Mais do que constituir «uma fonte de conhecimento e investigação para os estudiosos», o inquérito enviado às paróquias para efeitos de inventariação dos bens móveis e imóveis permitiria sobretudo que a Diocese de Viana do Castelo ficasse «a saber qual é o seu património artístico-cultural-religioso, adquirindo deste modo consciência do seu valor, especialmente, enquanto herança dos antepassados, que deverá ser conservado e apreciado, até como património da humanidade».
Apesar de «extensa e pormenorizada», acreditava-se que a «ficha-inquérito» seria de «fácil» preenchimento, «dado que os sacerdotes possuem conhecimentos de Arqueologia desde o Seminário». No entanto, o ideal seria «que, em cada Arciprestado, um sacerdote ou leigo mais experiente nestes assuntos desse a sua colaboração no preenchimento das fichas».

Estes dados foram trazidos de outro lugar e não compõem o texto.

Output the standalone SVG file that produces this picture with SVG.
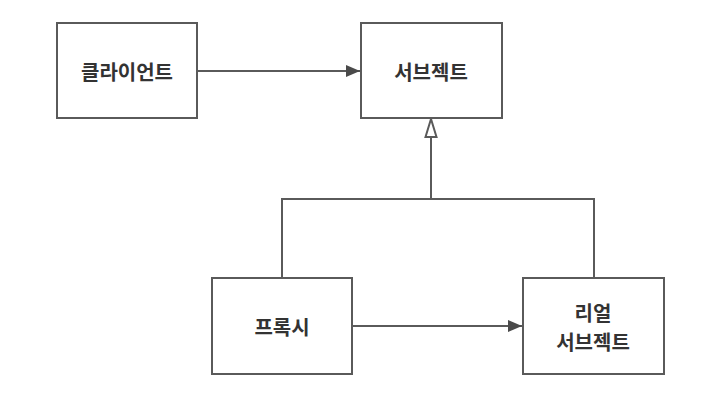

A iniciativa recebeu estímulos de entidades civis, como foi o caso do Governo Civil do Distrito, da Fundação Calouste Gulbenkian, da Direcção-Geral do Património Cultural e do Instituto Português do Património Cultural.
Outro inquérito seria remetido às paróquias «para o levantamento do acervo documental e literatura religiosa dos arquivos paroquiais da Diocese de Viana do Castelo», elaborada pelo padre Manuel Gonçalves do Vale, membro da primeira Comissão de Arte e Cultura e director do Arquivo Distrital de Viana do Castelo a partir de 1984. Licenciado em História pela Faculdade de Letras do Porto da Universidade do Porto, era diplomado pela Universidade de Coimbra com o curso de bibliotecário-arquivista e documentista, para além de ter sido pároco de Freixieiro de Soutelo, professor na Escola Secundária de Santa Maria Maior e sócio-fundador do Centro de Estudos Regionais (CER).
Ambos os inquéritos foram publicados na revista «Caminiana» (1987) pelo padre Lourenço Alves em apêndice ao estudo intitulado «O Património Cultural do Alto Minho (Civil e Eclesiástico) – sua defesa e protecção», onde o autor faz o balanço da actividade da Comissão de Arte e Cultura até o ano de 1985.